Task objective => Wherever the word "script" shows up in a line, please copy that line.

(Code that draws figures)
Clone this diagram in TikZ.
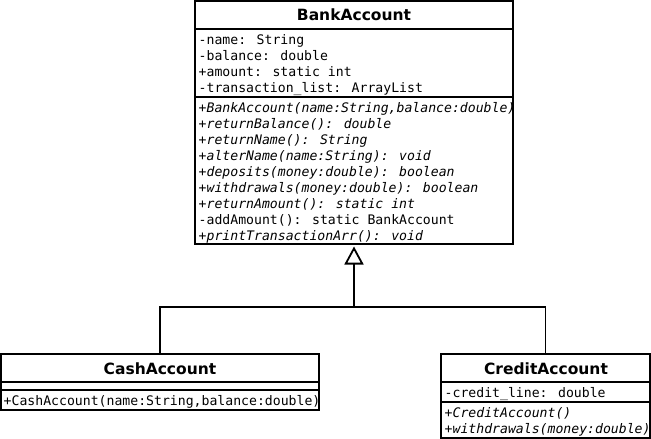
\documentclass[tikz,border=0pt]{standalone}
\usepackage{fontspec}
\setmainfont{DejaVu Sans}
\newfontfamily\umlmono{DejaVu Sans Mono}
\usetikzlibrary{arrows.meta}
\tikzset{
  box/.style={draw=black, line width=1.8pt, fill=white, inner sep=0pt, outer sep=0pt, anchor=north west},
  sep/.style={draw=black, line width=1.8pt},
  title/.style={inner sep=0pt, anchor=base, font=\bfseries\fontsize{15.5}{16}\selectfont},
  mem/.style={inner sep=0pt, anchor=base west, font=\umlmono\fontsize{13.15}{16}\selectfont},
  imem/.style={mem, font=\umlmono\itshape\fontsize{13.15}{16}\selectfont},
  conn/.style={draw=black, line width=1.8pt},
}
\begin{document}
\begin{tikzpicture}[x=1pt,y=-1pt]
\useasboundingbox (0,0) rectangle (651,439);
% BankAccount
\node[box, minimum width=318pt, minimum height=243pt] (bank) at (195,1) {};
\draw[sep] (195,29) -- (513,29);
\draw[sep] (195,97) -- (513,97);
\node[title] (bankT) at (354,20.5) {BankAccount};
\node[mem] (ba1) at (198.5,44) {-name: String};
\node[mem] (ba2) at (198.5,60) {-balance: double};
\node[mem] (ba3) at (198.5,76) {+amount: static int};
\node[mem] (ba4) at (198.5,92) {-transaction\_list: ArrayList};
\node[imem] (bm1) at (198.5,112) {+BankAccount(name:String,balance:double)};
\node[imem] (bm2) at (198.5,128) {+returnBalance(): double};
\node[imem] (bm3) at (198.5,144) {+returnName(): String};
\node[imem] (bm4) at (198.5,160) {+alterName(name:String): void};
\node[imem] (bm5) at (198.5,176) {+deposits(money:double): boolean};
\node[imem] (bm6) at (198.5,192) {+withdrawals(money:double): boolean};
\node[imem] (bm7) at (198.5,208) {+returnAmount(): static int};
\node[mem] (bm8) at (198.5,224) {-addAmount(): static BankAccount};
\node[imem] (bm9) at (198.5,240) {+printTransactionArr(): void};
% CashAccount
\node[box, minimum width=318pt, minimum height=56pt] (cash) at (1,354) {};
\draw[sep] (1,382) -- (319,382);
\draw[sep] (1,390) -- (319,390);
\node[title] (cashT) at (160,374) {CashAccount};
\node[mem] (cm1) at (3.5,405.5) {+CashAccount(name:String,balance:double)};
% CreditAccount
\node[box, minimum width=209pt, minimum height=84pt] (credit) at (441,354) {};
\draw[sep] (441,382) -- (650,382);
\draw[sep] (441,402) -- (650,402);
\node[title] (creditT) at (546,374) {CreditAccount};
\node[mem] (ca1) at (444.5,397) {-credit\_line: double};
\node[imem] (cr1) at (444.5,417) {+CreditAccount()};
\node[imem] (cr2) at (444.5,433) {+withdrawals(money:double)};
% connectors
\coordinate (j) at (354,307);
\draw[conn] (cash.north) |- (j);
\draw[conn] (credit.north) |- (j);
\draw[conn, -{Triangle[open, length=18pt, width=19pt, line width=1.8pt]}, shorten >=2.5pt] (j) -- (j |- bank.south);
\end{tikzpicture}
\end{document}
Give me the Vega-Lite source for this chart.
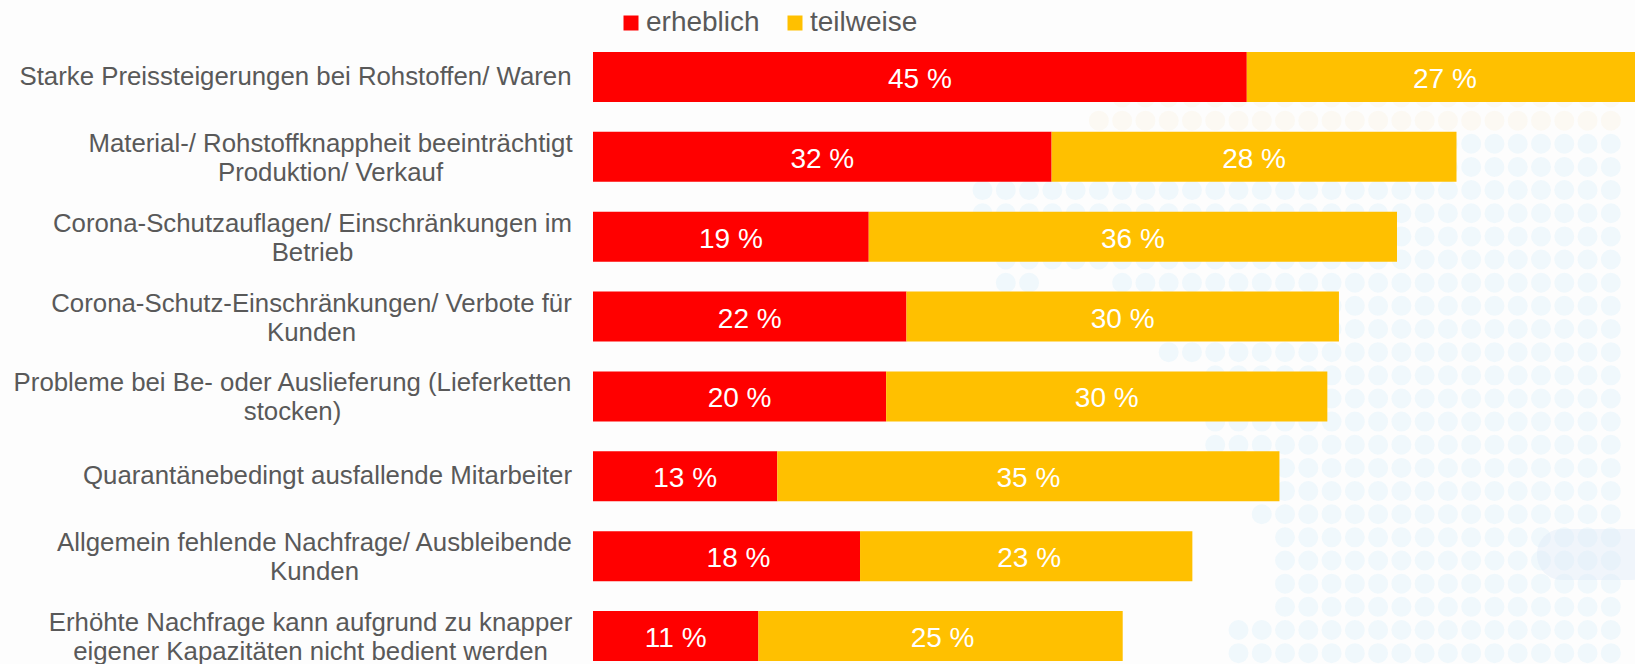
{
"$schema":"https://vega.github.io/schema/vega-lite/v6.json",
"width":1042,"height":609,
"autosize":"none",
"padding":{"left":593,"top":52,"right":0,"bottom":3},
"background":"#fdfdfd",
"config":{"view":{"stroke":null},"font":"Liberation Sans"},
"resolve":{"scale":{"x":"independent","y":"independent"},"axis":{"x":"independent","y":"independent"}},
"layer":[
{"data":{"values":[
{"row":0,"from":-7,"to":15},{"row":1,"from":-8,"to":15},{"row":2,"from":-8,"to":15},{"row":3,"from":-13,"to":15},{"row":4,"from":-13,"to":15},{"row":5,"from":-13,"to":15},{"row":6,"from":-13,"to":15},{"row":7,"from":-12,"to":15},{"row":8,"from":-12,"to":-10},{"row":8,"from":-7,"to":15},{"row":9,"from":-7,"to":15},{"row":10,"from":-7,"to":15},{"row":11,"from":-5,"to":15},{"row":12,"from":-3,"to":15},{"row":13,"from":-3,"to":15},{"row":14,"from":-3,"to":15},{"row":15,"from":-3,"to":15},{"row":16,"from":-1,"to":15},{"row":17,"from":-1,"to":15},{"row":18,"from":-1,"to":15},{"row":19,"from":0,"to":15},{"row":20,"from":0,"to":15},{"row":21,"from":0,"to":15},{"row":22,"from":0,"to":15},{"row":23,"from":-2,"to":15},{"row":24,"from":-2,"to":15}]},
"mark":{"type":"rule","strokeWidth":20,"strokeCap":"round","strokeDash":[0,23.27],"clip":false},
"encoding":{
"x":{"field":"from","type":"quantitative","axis":null,"scale":{"domain":[-29.74,15.04],"nice":false,"zero":false}},
"x2":{"field":"to"},
"y":{"field":"row","type":"quantitative","axis":null,"scale":{"domain":[-1.965,24.34],"nice":false,"zero":false,"reverse":true}},
"color":{"condition":{"test":"datum.row<2","value":"#fcf9f3"},"value":"#f0f8fc"}
}},
{"data":{"values":[{"x0":10.83,"x1":16,"y0":18.64,"y1":20.84}]},
"mark":{"type":"rect","cornerRadius":25,"fill":"#dce8f7","opacity":0.4,"clip":false},
"encoding":{
"x":{"field":"x0","type":"quantitative","axis":null,"scale":{"domain":[-29.74,15.04],"nice":false,"zero":false}},
"x2":{"field":"x1"},
"y":{"field":"y0","type":"quantitative","axis":null,"scale":{"domain":[-1.965,24.34],"nice":false,"zero":false,"reverse":true}},
"y2":{"field":"y1"}
}},
{"data":{"values":[
{"problem":"Starke Preissteigerungen bei Rohstoffen/ Waren","series":"erheblich","value":45.05,"label":"45 %"},
{"problem":"Starke Preissteigerungen bei Rohstoffen/ Waren","series":"teilweise","value":26.75,"label":"27 %"},
{"problem":"Material-/ Rohstoffknappheit beeinträchtigt|Produktion/ Verkauf","series":"erheblich","value":31.6,"label":"32 %"},
{"problem":"Material-/ Rohstoffknappheit beeinträchtigt|Produktion/ Verkauf","series":"teilweise","value":27.9,"label":"28 %"},
{"problem":"Corona-Schutzauflagen/ Einschränkungen im|Betrieb","series":"erheblich","value":19.0,"label":"19 %"},
{"problem":"Corona-Schutzauflagen/ Einschränkungen im|Betrieb","series":"teilweise","value":36.4,"label":"36 %"},
{"problem":"Corona-Schutz-Einschränkungen/ Verbote für|Kunden","series":"erheblich","value":21.6,"label":"22 %"},
{"problem":"Corona-Schutz-Einschränkungen/ Verbote für|Kunden","series":"teilweise","value":29.8,"label":"30 %"},
{"problem":"Probleme bei Be- oder Auslieferung (Lieferketten|stocken)","series":"erheblich","value":20.2,"label":"20 %"},
{"problem":"Probleme bei Be- oder Auslieferung (Lieferketten|stocken)","series":"teilweise","value":30.4,"label":"30 %"},
{"problem":"Quarantänebedingt ausfallende Mitarbeiter","series":"erheblich","value":12.7,"label":"13 %"},
{"problem":"Quarantänebedingt ausfallende Mitarbeiter","series":"teilweise","value":34.6,"label":"35 %"},
{"problem":"Allgemein fehlende Nachfrage/ Ausbleibende|Kunden","series":"erheblich","value":18.4,"label":"18 %"},
{"problem":"Allgemein fehlende Nachfrage/ Ausbleibende|Kunden","series":"teilweise","value":22.9,"label":"23 %"},
{"problem":"Erhöhte Nachfrage kann aufgrund zu knapper|eigener Kapazitäten nicht bedient werden","series":"erheblich","value":11.4,"label":"11 %"},
{"problem":"Erhöhte Nachfrage kann aufgrund zu knapper|eigener Kapazitäten nicht bedient werden","series":"teilweise","value":25.1,"label":"25 %"}
]},
"encoding":{
"y":{"field":"problem","type":"nominal","sort":null,"title":null,
"scale":{"paddingInner":0.375,"paddingOuter":0},
"axis":{"domain":false,"ticks":false,"grid":false,"labelPadding":0,"labelLimit":800,"labelAlign":"center","labelBaseline":"middle","labelFontSize":25.8,"labelColor":"#595959","labelFont":"Liberation Sans","labelLineHeight":29,"labelExpr":"split(datum.label,'|')",
"encoding":{"labels":{
"dx":{"value":{"expr":"{'Starke Preisst':-298,'Material-/ Roh':-263,'Corona-Schutza':-281,'Corona-Schutz-':-282,'Probleme bei B':-301,'Quarantänebedi':-266,'Allgemein fehl':-279,'Erhöhte Nachfr':-283}[substring(datum.value,0,14)]"}},
"dy":{"value":{"expr":"indexof(datum.value,'|')>=0?-13:0"}}}}}},
"x":{"field":"value","type":"quantitative","stack":"zero","axis":null,"scale":{"domain":[0,71.8],"nice":false,"zero":true}}
},
"layer":[
{"mark":{"type":"bar","clip":false},
"encoding":{"color":{"field":"series","type":"nominal","title":null,
"scale":{"domain":["erheblich","teilweise"],"range":["#ff0000","#ffc000"]},
"legend":{"orient":"none","legendX":24,"legendY":-43,"direction":"horizontal","columns":2,"symbolType":"square","symbolSize":225,"symbolStrokeWidth":0,"labelFontSize":28,"labelFont":"Liberation Sans","labelColor":"#595959","labelOffset":1,"columnPadding":21,"padding":0}},
"order":{"field":"series"}}},
{"mark":{"type":"text","color":"#ffffff","fontSize":28,"font":"Liberation Sans","baseline":"middle","align":"center","dy":3,
"dx":{"expr":"datum.label=='18 %'?12:datum.label=='27 %'?4:datum.label=='23 %'?3:datum.label=='25 %'?2:0"}},
"encoding":{"x":{"field":"value","type":"quantitative","stack":"zero","bandPosition":0.5,"axis":null,"scale":{"domain":[0,71.8],"nice":false,"zero":true}},
"text":{"field":"label","type":"nominal"},"detail":{"field":"series"},"order":{"field":"series"}}}
]}
]
}
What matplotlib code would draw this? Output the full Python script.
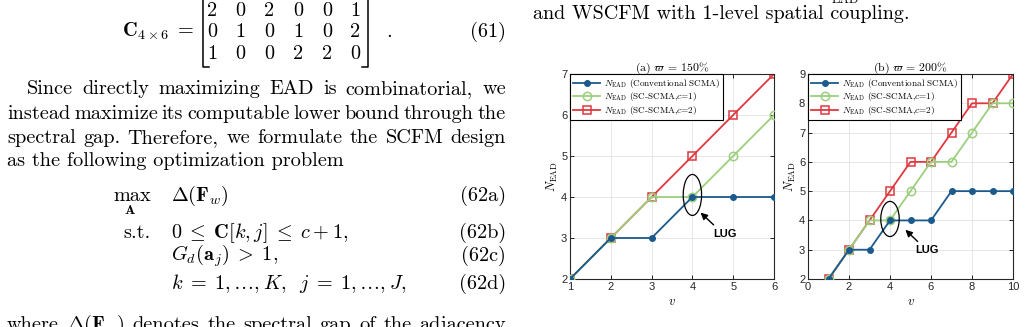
import numpy as np
import matplotlib
matplotlib.use("Agg")
import matplotlib.pyplot as plt
from matplotlib.lines import Line2D
from matplotlib.patches import Ellipse

plt.rcParams['mathtext.fontset'] = 'cm'
plt.rcParams['axes.unicode_minus'] = False

# Data: panel (a) varpi = 150%
v_a = [1, 2, 3, 4, 5, 6]
conv_a = [2, 3, 3, 4, 4, 4]
sc1_a = [2, 3, 4, 4, 5, 6]
sc2_a = [2, 3, 4, 5, 6, 7]

# Data: panel (b) varpi = 200%
v_b = [1, 2, 3, 4, 5, 6, 7, 8, 9, 10]
conv_b = [2, 3, 3, 4, 4, 4, 5, 5, 5, 5]
sc1_b = [2, 3, 4, 4, 5, 6, 6, 7, 8, 8]
sc2_b = [2, 3, 4, 5, 6, 6, 7, 8, 8, 9]

# matrix of eq. (61)
C_mat = [[2, 0, 2, 0, 0, 1],
         [0, 1, 0, 1, 0, 2],
         [1, 0, 0, 2, 2, 0]]

W, H = 1025, 327
fig = plt.figure(figsize=(W / 100, H / 100), dpi=100)
renderer = fig.canvas.get_renderer()

SERIF = 'cmr10'
TXT = 14.6


def px(x):
    return x / W


def py(y):
    return 1 - y / H


def put(x, y, s, size=TXT, ha='left', **kw):
    return fig.text(px(x), py(y), s, fontsize=size, family=SERIF,
                    ha=ha, va='baseline', **kw)


def put_line(words, x0, x1, y, size=TXT):
    # justified line: spread the words between x0 and x1
    texts = [put(x0, y, w, size) for w in words]
    widths = [t.get_window_extent(renderer).width for t in texts]
    gap = (x1 - x0 - sum(widths)) / (len(words) - 1)
    x = x0
    for t, w in zip(texts, widths):
        t.set_x(px(x))
        x += w + gap


# ---- left column text ----
put(194, 37, r'$\mathbf{C}_{4\times 6}\;=$', ha='right')
col_x = [212, 240, 269, 298, 327, 355]
row_y = [16, 37, 59]
for i, row in enumerate(C_mat):
    for j, val in enumerate(row):
        put(col_x[j], row_y[i], str(val), ha='center')
for xb, xt in [(203, 209), (368, 362)]:
    fig.add_artist(Line2D([px(xt), px(xb), px(xb), px(xt)],
                          [py(-6), py(-6), py(67), py(67)], color='k', lw=1.1))
put(386, 37, '.')
put(506, 37, '(61)', ha='right')

put_line('Since directly maximizing EAD is combinatorial, we'.split(), 27, 506, 94)
put_line('instead maximize its computable lower bound through the'.split(), 7, 506, 119)
put_line('spectral gap. Therefore, we formulate the SCFM design'.split(), 7, 506, 143)
put(7, 166, 'as the following optimization problem')

put(113, 201, 'max')
put(130, 214, r'$\mathbf{A}$', size=10, ha='center')
put(171, 201, r'$\Delta(\mathbf{F}_w)$')
put(150, 238, 's.t.', ha='right')
put(171, 238, r'$0\;\leq\;\mathbf{C}[k,j]\;\leq\;c+1,$')
put(171, 261, r'$G_d(\mathbf{a}_j)\;>\;1,$')
put(171, 289, r'$k\;=\;1,\ldots,K,\;\;j\;=\;1,\ldots,J,$')
for lab, yy in [('(62a)', 201), ('(62b)', 238), ('(62c)', 261), ('(62d)', 289)]:
    put(506, yy, lab, ha='right')
put_line(['where', r'$\Delta(\mathbf{F}_w)$', 'denotes', 'the', 'spectral',
          'gap', 'of', 'the', 'adjacency'], 7, 506, 330)

# ---- right column text ----
put(832, 3, 'EAD', size=9)
put(533, 19, 'and WSCFM with 1-level spatial coupling.', size=14.5)

# ---- charts ----
BLUE = '#1b5a8c'
GREEN = '#9ccf7d'
RED = '#e0383f'
SANS = 'Liberation Sans'


def make_panel(rect, v, conv, sc1, sc2, xlim, ylim, title, ell, lug_xy, tail_xy, tip_xy):
    ax = fig.add_axes(rect)
    ax.plot(v, conv, '-o', color=BLUE, lw=1.3, ms=4, mfc=BLUE, mec=BLUE,
            label=r'$N_{\mathrm{EAD}}$ (Conventional SCMA)', zorder=4)
    ax.plot(v, sc1, '-o', color=GREEN, lw=1.3, ms=6, mfc='none', mew=1.1,
            label=r'$N_{\mathrm{EAD}}$ (SC-SCMA,$c$=1)', zorder=3)
    ax.plot(v, sc2, '-s', color=RED, lw=1.3, ms=6, mfc='none', mew=1.1,
            label=r'$N_{\mathrm{EAD}}$ (SC-SCMA,$c$=2)', zorder=2)
    ax.set_xlim(xlim)
    ax.set_ylim(ylim)
    ax.grid(True, color='#e3e3e3', lw=0.6)
    ax.set_axisbelow(True)
    ax.tick_params(direction='in', length=3, width=0.6, top=True, right=True,
                   labelsize=8, pad=2)
    for lbl in ax.get_xticklabels() + ax.get_yticklabels():
        lbl.set_family(SANS)
        lbl.set_color('#262626')
    for sp in ax.spines.values():
        sp.set_linewidth(0.8)
        sp.set_color('#262626')
    ax.set_title(title, fontsize=8.5, family=SERIF, pad=2)
    ax.set_xlabel(r'$v$', fontsize=9, labelpad=2)
    ax.set_ylabel(r'$N_{\mathrm{EAD}}$', fontsize=9, labelpad=1)
    leg = ax.legend(loc='upper left', bbox_to_anchor=(0, 1), borderaxespad=0,
                    fancybox=False, edgecolor='k', framealpha=1,
                    prop={'family': SERIF, 'size': 6.6}, handlelength=3.0,
                    borderpad=0.3, labelspacing=0.08, handletextpad=0.4)
    leg.get_frame().set_linewidth(0.8)
    ax.add_patch(Ellipse(ell[:2], ell[2], ell[3], fill=False, ec='k', lw=0.9, zorder=5))
    ax.annotate('', xy=tip_xy, xytext=tail_xy,
                arrowprops=dict(arrowstyle='-|>', color='k', lw=1.0,
                                mutation_scale=10, shrinkA=0, shrinkB=0))
    ax.text(lug_xy[0], lug_xy[1], 'LUG', fontsize=8, family=SANS,
            fontweight='bold', ha='center', va='center')
    return ax


ax1 = make_panel([570 / W, 1 - 279 / H, 204 / W, 205 / H], v_a, conv_a, sc1_a, sc2_a,
                 (1, 6), (2, 7), r'(a) $\varpi$ = 150%',
                 (4.0, 4.05, 0.45, 1.0), (4.8, 3.1), (4.52, 3.32), (4.2, 3.62))
ax1.set_xticks(range(1, 7))

ax2 = make_panel([808 / W, 1 - 279 / H, 205 / W, 205 / H], v_b, conv_b, sc1_b, sc2_b,
                 (0, 10), (2, 9), r'(b) $\varpi$ = 200%',
                 (4.0, 4.05, 0.9, 1.2), (5.8, 3.0), (5.35, 3.28), (4.75, 3.68))
ax2.set_xticks(range(0, 11, 2))

fig.savefig('out.png', dpi=100)
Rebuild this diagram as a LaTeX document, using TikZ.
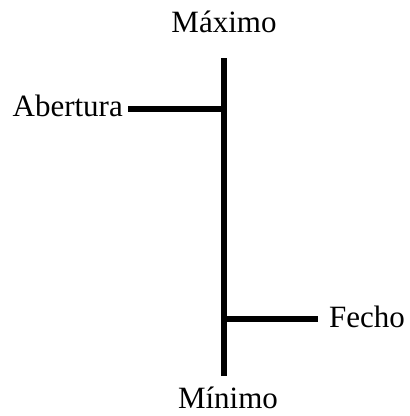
\documentclass[tikz,border=0pt]{standalone}
\usepackage{fontspec}
\setmainfont{Liberation Serif}
\begin{document}
\begin{tikzpicture}[x=1pt,y=-1pt,
  lbl/.style={font=\fontsize{31}{33}\selectfont, inner sep=0pt},
  bar/.style={line width=6pt}]
\useasboundingbox (0,0) rectangle (410,416);
\coordinate (top) at (223.5,58);
\coordinate (bot) at (223.5,376);
\coordinate (aj) at (223.5,109);
\coordinate (fj) at (223.5,319);
\node[lbl, anchor=base] (max) at (224,32) {Máximo};
\node[lbl, anchor=base] (min) at (228,408) {Mínimo};
\node[lbl, anchor=base east] (ab) at (123,116) {Abertura};
\node[lbl, anchor=base west] (fe) at (329,327) {Fecho};
\coordinate (abend) at (128,109);
\coordinate (feend) at (318,319);
\draw[bar] (top) -- (bot);
\draw[bar] (abend) -- (aj);
\draw[bar] (fj) -- (feend);
\end{tikzpicture}
\end{document}
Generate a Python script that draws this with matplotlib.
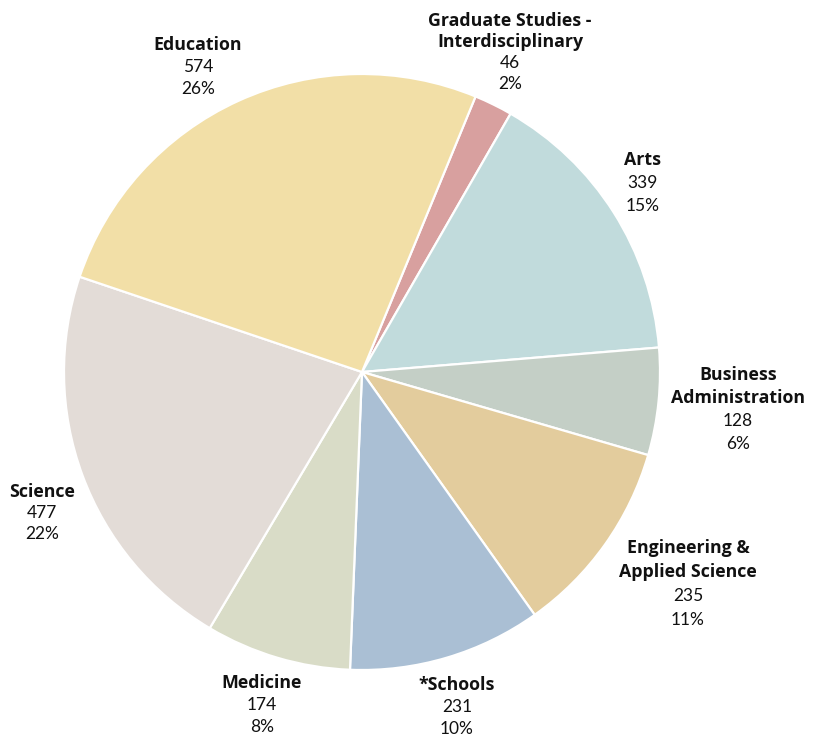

Result of the exercise =>
What matplotlib code would draw this? Output the full Python script.
Generate a Python script that draws this with matplotlib.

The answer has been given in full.